In times of turmoil, relational technology becomes increasingly valuable.
Catastrophic weather events, warring nations, civil unrest, institutional instability—how will we hold it all together?
As population booms have filled the globe, what will we do when climactic shifts displace our neighbors and have them calling at our doors?
How do we live our beliefs among people who wish to live their differing beliefs in peace alongside us?
With all the narratives flying around, how can we ensure that we are seeing beyond programming and stereotypes and relating human to human?
I find it to be perfect timing that I planned to teach curiosity this month, because curiosity is the vibe for cooperating with uncertainty and collaborating in the presence of vast unknowns.

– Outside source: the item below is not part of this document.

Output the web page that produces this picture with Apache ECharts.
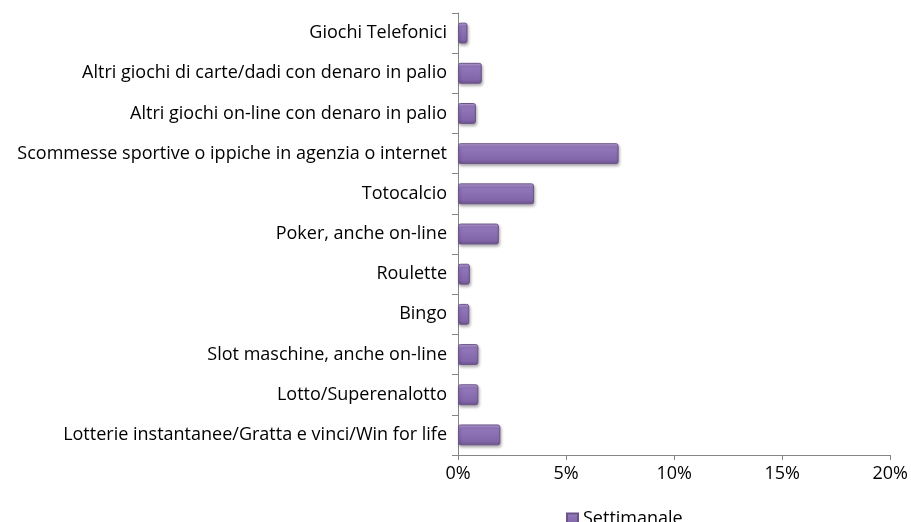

The structures and templates available to us for how to live were forged in very different conditions, and yet having been present all our lives, they seem to be baked in knowns of life.
Curiosity is what allows me to release the known, to traverse the unknown and call forth into real being what was once unimaginable. Curiosity is an emptiness, a limitless possibility field in which I can take refuge any now.
Curiosity puts me in relationship to reality, to its vastness, to the Everything available any now.
Curiosity is the foundation of intimacy, the wonder and rapture I feel in the right-now moment, when this is all there is, when I have no idea what might be coming next, but a willing hunger.
Curiosity is an essential skill for living into the world of the future which is already here. It's the future because our systems are outdated, but it's happening now, already.
Relationships. Relationships are still what is important, what has always been important, what makes buildings stand and rockets fly—every element of physics and math is a matter of relationships. Like in physics and math, there are principles of right relationship in human emotional and rational matters.
Curiosity is to relationship technology like the zero is to math.
Who could imagine how much nothing matters?